WHAT IS BEING ASKED >> No images are to be carried over; print all other material exactly as it stands.

=== RECORDS PROVIDED ===

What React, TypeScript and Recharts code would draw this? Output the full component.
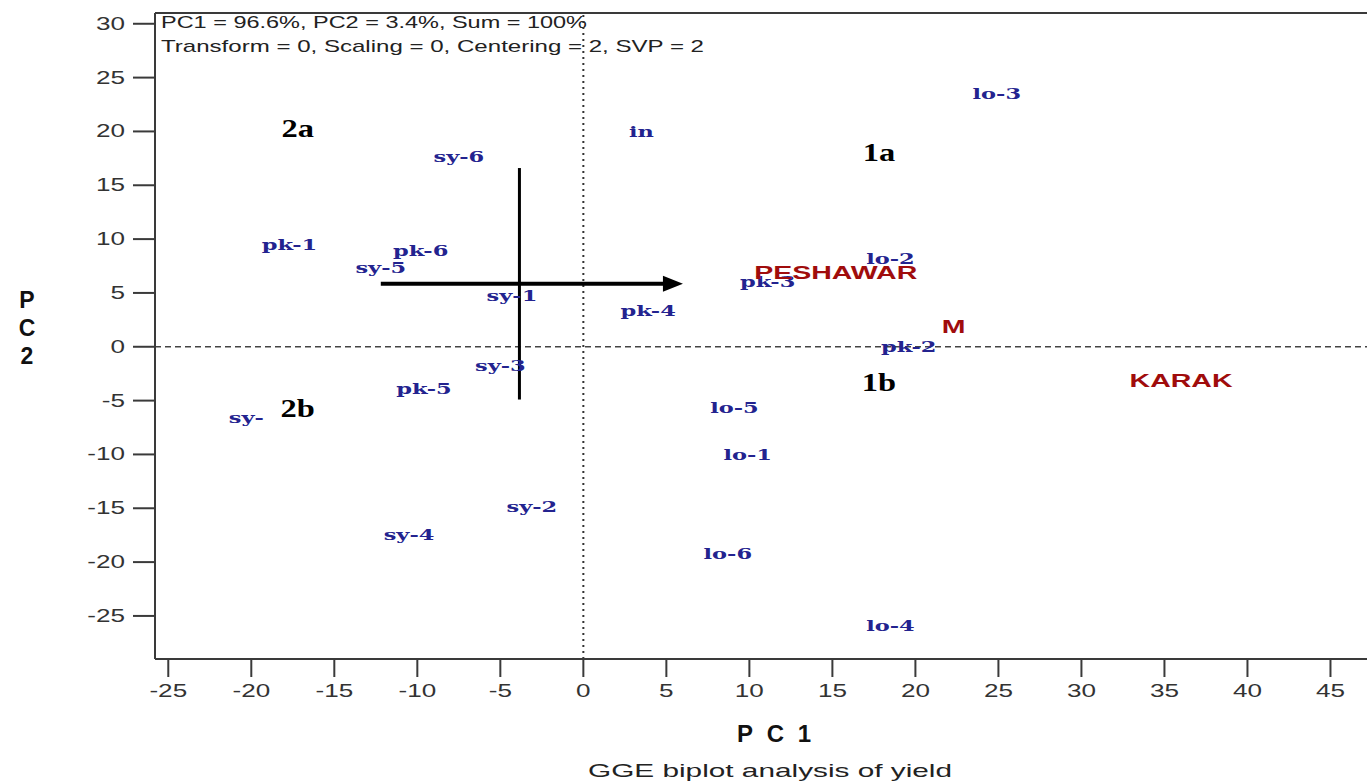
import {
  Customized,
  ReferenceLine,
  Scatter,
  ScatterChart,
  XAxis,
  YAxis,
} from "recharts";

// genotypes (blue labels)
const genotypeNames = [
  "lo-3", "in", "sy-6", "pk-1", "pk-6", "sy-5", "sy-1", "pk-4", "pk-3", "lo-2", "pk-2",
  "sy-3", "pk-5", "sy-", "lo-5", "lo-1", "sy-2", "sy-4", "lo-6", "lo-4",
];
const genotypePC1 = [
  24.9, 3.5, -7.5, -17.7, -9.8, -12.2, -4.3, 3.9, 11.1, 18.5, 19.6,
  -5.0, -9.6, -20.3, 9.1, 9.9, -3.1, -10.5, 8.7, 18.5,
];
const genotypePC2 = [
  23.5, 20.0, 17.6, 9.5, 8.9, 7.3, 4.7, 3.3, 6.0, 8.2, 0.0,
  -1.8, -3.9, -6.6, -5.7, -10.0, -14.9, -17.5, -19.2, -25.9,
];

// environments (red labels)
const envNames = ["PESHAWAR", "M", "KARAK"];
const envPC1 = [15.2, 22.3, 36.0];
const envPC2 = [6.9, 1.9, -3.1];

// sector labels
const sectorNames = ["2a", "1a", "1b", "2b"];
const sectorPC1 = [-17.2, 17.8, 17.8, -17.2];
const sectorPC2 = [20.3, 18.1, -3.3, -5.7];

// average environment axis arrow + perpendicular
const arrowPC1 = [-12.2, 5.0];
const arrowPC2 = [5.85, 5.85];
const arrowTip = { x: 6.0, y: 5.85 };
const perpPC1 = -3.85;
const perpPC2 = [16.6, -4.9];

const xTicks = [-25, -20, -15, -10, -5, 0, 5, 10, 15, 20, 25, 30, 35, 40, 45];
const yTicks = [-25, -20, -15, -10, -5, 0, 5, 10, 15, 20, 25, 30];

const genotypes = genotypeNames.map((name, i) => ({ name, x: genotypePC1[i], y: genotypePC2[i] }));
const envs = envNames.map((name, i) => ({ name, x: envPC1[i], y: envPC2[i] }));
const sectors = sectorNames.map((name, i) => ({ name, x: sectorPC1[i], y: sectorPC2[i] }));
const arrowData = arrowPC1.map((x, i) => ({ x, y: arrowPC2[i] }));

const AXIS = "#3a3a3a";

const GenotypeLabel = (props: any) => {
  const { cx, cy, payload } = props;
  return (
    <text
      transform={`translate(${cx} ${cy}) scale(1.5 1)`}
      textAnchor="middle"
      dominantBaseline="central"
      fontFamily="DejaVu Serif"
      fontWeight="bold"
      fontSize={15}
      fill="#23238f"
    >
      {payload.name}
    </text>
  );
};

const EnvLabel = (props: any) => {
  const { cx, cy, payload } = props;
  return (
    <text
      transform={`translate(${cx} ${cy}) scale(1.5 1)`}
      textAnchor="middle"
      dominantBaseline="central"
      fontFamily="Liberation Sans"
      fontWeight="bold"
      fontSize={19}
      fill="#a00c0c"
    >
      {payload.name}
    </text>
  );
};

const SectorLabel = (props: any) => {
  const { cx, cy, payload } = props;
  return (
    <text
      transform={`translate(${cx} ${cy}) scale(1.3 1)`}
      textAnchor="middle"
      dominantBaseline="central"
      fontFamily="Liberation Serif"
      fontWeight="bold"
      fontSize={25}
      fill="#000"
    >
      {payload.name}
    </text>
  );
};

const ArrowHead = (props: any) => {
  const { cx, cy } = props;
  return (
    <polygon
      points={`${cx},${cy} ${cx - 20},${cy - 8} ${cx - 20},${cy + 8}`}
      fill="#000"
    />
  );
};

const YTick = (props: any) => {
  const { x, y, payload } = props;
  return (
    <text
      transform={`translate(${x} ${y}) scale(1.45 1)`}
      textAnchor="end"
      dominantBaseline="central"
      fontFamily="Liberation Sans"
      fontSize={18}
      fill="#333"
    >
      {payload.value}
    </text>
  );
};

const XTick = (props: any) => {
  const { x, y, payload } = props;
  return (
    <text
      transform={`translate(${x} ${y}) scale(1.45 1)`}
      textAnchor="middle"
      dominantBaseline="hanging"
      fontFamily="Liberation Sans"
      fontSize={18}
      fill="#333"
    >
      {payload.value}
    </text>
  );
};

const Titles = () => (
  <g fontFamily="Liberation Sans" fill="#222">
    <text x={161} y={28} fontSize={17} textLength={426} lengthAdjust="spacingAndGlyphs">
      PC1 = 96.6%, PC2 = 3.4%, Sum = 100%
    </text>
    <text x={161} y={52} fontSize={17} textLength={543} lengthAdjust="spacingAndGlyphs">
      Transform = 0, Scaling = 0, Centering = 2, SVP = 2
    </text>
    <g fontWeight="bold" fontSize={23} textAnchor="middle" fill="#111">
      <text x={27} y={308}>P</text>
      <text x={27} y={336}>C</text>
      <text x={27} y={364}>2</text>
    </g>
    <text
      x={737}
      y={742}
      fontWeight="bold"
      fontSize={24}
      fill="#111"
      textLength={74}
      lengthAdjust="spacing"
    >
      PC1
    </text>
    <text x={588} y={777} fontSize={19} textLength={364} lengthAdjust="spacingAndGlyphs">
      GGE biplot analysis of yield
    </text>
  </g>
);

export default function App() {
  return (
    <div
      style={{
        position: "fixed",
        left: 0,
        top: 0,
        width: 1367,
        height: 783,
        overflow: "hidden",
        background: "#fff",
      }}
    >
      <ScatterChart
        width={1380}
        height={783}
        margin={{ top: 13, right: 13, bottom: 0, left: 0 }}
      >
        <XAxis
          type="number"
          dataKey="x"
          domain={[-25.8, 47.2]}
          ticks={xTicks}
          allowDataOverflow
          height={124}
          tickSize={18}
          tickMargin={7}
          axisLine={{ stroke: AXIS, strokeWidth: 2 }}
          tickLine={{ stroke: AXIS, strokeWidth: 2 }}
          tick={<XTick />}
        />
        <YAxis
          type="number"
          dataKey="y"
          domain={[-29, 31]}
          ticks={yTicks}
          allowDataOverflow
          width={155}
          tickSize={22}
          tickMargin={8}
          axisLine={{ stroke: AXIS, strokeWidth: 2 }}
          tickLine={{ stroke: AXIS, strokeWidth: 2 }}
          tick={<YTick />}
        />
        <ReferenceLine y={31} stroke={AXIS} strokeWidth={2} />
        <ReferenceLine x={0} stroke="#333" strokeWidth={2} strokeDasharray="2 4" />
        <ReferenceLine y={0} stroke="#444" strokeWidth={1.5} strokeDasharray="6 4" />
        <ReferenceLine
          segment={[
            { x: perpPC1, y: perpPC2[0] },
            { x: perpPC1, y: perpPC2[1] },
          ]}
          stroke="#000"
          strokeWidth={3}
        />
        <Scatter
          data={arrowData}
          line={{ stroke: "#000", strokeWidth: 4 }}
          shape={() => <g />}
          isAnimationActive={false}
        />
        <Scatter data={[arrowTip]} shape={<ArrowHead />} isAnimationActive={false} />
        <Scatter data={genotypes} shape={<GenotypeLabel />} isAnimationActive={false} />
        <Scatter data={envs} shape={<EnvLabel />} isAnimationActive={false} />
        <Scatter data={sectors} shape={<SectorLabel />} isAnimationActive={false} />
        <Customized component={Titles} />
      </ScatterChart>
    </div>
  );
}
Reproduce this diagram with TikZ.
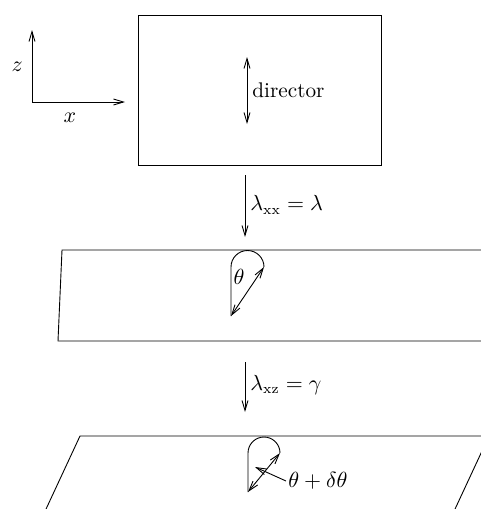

===

WORKED SOLUTION >>
What React, TypeScript and Recharts code would draw this? Output the full component.
import {
  Customized,
  ReferenceLine,
  Scatter,
  ScatterChart,
  XAxis,
  YAxis,
} from "recharts";

// genotypes (blue labels)
const genotypeNames = [
  "lo-3", "in", "sy-6", "pk-1", "pk-6", "sy-5", "sy-1", "pk-4", "pk-3", "lo-2", "pk-2",
  "sy-3", "pk-5", "sy-", "lo-5", "lo-1", "sy-2", "sy-4", "lo-6", "lo-4",
];
const genotypePC1 = [
  24.9, 3.5, -7.5, -17.7, -9.8, -12.2, -4.3, 3.9, 11.1, 18.5, 19.6,
  -5.0, -9.6, -20.3, 9.1, 9.9, -3.1, -10.5, 8.7, 18.5,
];
const genotypePC2 = [
  23.5, 20.0, 17.6, 9.5, 8.9, 7.3, 4.7, 3.3, 6.0, 8.2, 0.0,
  -1.8, -3.9, -6.6, -5.7, -10.0, -14.9, -17.5, -19.2, -25.9,
];

// environments (red labels)
const envNames = ["PESHAWAR", "M", "KARAK"];
const envPC1 = [15.2, 22.3, 36.0];
const envPC2 = [6.9, 1.9, -3.1];

// sector labels
const sectorNames = ["2a", "1a", "1b", "2b"];
const sectorPC1 = [-17.2, 17.8, 17.8, -17.2];
const sectorPC2 = [20.3, 18.1, -3.3, -5.7];

// average environment axis arrow + perpendicular
const arrowPC1 = [-12.2, 5.0];
const arrowPC2 = [5.85, 5.85];
const arrowTip = { x: 6.0, y: 5.85 };
const perpPC1 = -3.85;
const perpPC2 = [16.6, -4.9];

const xTicks = [-25, -20, -15, -10, -5, 0, 5, 10, 15, 20, 25, 30, 35, 40, 45];
const yTicks = [-25, -20, -15, -10, -5, 0, 5, 10, 15, 20, 25, 30];

const genotypes = genotypeNames.map((name, i) => ({ name, x: genotypePC1[i], y: genotypePC2[i] }));
const envs = envNames.map((name, i) => ({ name, x: envPC1[i], y: envPC2[i] }));
const sectors = sectorNames.map((name, i) => ({ name, x: sectorPC1[i], y: sectorPC2[i] }));
const arrowData = arrowPC1.map((x, i) => ({ x, y: arrowPC2[i] }));

const AXIS = "#3a3a3a";

const GenotypeLabel = (props: any) => {
  const { cx, cy, payload } = props;
  return (
    <text
      transform={`translate(${cx} ${cy}) scale(1.5 1)`}
      textAnchor="middle"
      dominantBaseline="central"
      fontFamily="DejaVu Serif"
      fontWeight="bold"
      fontSize={15}
      fill="#23238f"
    >
      {payload.name}
    </text>
  );
};

const EnvLabel = (props: any) => {
  const { cx, cy, payload } = props;
  return (
    <text
      transform={`translate(${cx} ${cy}) scale(1.5 1)`}
      textAnchor="middle"
      dominantBaseline="central"
      fontFamily="Liberation Sans"
      fontWeight="bold"
      fontSize={19}
      fill="#a00c0c"
    >
      {payload.name}
    </text>
  );
};

const SectorLabel = (props: any) => {
  const { cx, cy, payload } = props;
  return (
    <text
      transform={`translate(${cx} ${cy}) scale(1.3 1)`}
      textAnchor="middle"
      dominantBaseline="central"
      fontFamily="Liberation Serif"
      fontWeight="bold"
      fontSize={25}
      fill="#000"
    >
      {payload.name}
    </text>
  );
};

const ArrowHead = (props: any) => {
  const { cx, cy } = props;
  return (
    <polygon
      points={`${cx},${cy} ${cx - 20},${cy - 8} ${cx - 20},${cy + 8}`}
      fill="#000"
    />
  );
};

const YTick = (props: any) => {
  const { x, y, payload } = props;
  return (
    <text
      transform={`translate(${x} ${y}) scale(1.45 1)`}
      textAnchor="end"
      dominantBaseline="central"
      fontFamily="Liberation Sans"
      fontSize={18}
      fill="#333"
    >
      {payload.value}
    </text>
  );
};

const XTick = (props: any) => {
  const { x, y, payload } = props;
  return (
    <text
      transform={`translate(${x} ${y}) scale(1.45 1)`}
      textAnchor="middle"
      dominantBaseline="hanging"
      fontFamily="Liberation Sans"
      fontSize={18}
      fill="#333"
    >
      {payload.value}
    </text>
  );
};

const Titles = () => (
  <g fontFamily="Liberation Sans" fill="#222">
    <text x={161} y={28} fontSize={17} textLength={426} lengthAdjust="spacingAndGlyphs">
      PC1 = 96.6%, PC2 = 3.4%, Sum = 100%
    </text>
    <text x={161} y={52} fontSize={17} textLength={543} lengthAdjust="spacingAndGlyphs">
      Transform = 0, Scaling = 0, Centering = 2, SVP = 2
    </text>
    <g fontWeight="bold" fontSize={23} textAnchor="middle" fill="#111">
      <text x={27} y={308}>P</text>
      <text x={27} y={336}>C</text>
      <text x={27} y={364}>2</text>
    </g>
    <text
      x={737}
      y={742}
      fontWeight="bold"
      fontSize={24}
      fill="#111"
      textLength={74}
      lengthAdjust="spacing"
    >
      PC1
    </text>
    <text x={588} y={777} fontSize={19} textLength={364} lengthAdjust="spacingAndGlyphs">
      GGE biplot analysis of yield
    </text>
  </g>
);

export default function App() {
  return (
    <div
      style={{
        position: "fixed",
        left: 0,
        top: 0,
        width: 1367,
        height: 783,
        overflow: "hidden",
        background: "#fff",
      }}
    >
      <ScatterChart
        width={1380}
        height={783}
        margin={{ top: 13, right: 13, bottom: 0, left: 0 }}
      >
        <XAxis
          type="number"
          dataKey="x"
          domain={[-25.8, 47.2]}
          ticks={xTicks}
          allowDataOverflow
          height={124}
          tickSize={18}
          tickMargin={7}
          axisLine={{ stroke: AXIS, strokeWidth: 2 }}
          tickLine={{ stroke: AXIS, strokeWidth: 2 }}
          tick={<XTick />}
        />
        <YAxis
          type="number"
          dataKey="y"
          domain={[-29, 31]}
          ticks={yTicks}
          allowDataOverflow
          width={155}
          tickSize={22}
          tickMargin={8}
          axisLine={{ stroke: AXIS, strokeWidth: 2 }}
          tickLine={{ stroke: AXIS, strokeWidth: 2 }}
          tick={<YTick />}
        />
        <ReferenceLine y={31} stroke={AXIS} strokeWidth={2} />
        <ReferenceLine x={0} stroke="#333" strokeWidth={2} strokeDasharray="2 4" />
        <ReferenceLine y={0} stroke="#444" strokeWidth={1.5} strokeDasharray="6 4" />
        <ReferenceLine
          segment={[
            { x: perpPC1, y: perpPC2[0] },
            { x: perpPC1, y: perpPC2[1] },
          ]}
          stroke="#000"
          strokeWidth={3}
        />
        <Scatter
          data={arrowData}
          line={{ stroke: "#000", strokeWidth: 4 }}
          shape={() => <g />}
          isAnimationActive={false}
        />
        <Scatter data={[arrowTip]} shape={<ArrowHead />} isAnimationActive={false} />
        <Scatter data={genotypes} shape={<GenotypeLabel />} isAnimationActive={false} />
        <Scatter data={envs} shape={<EnvLabel />} isAnimationActive={false} />
        <Scatter data={sectors} shape={<SectorLabel />} isAnimationActive={false} />
        <Customized component={Titles} />
      </ScatterChart>
    </div>
  );
}
Reproduce this diagram with TikZ.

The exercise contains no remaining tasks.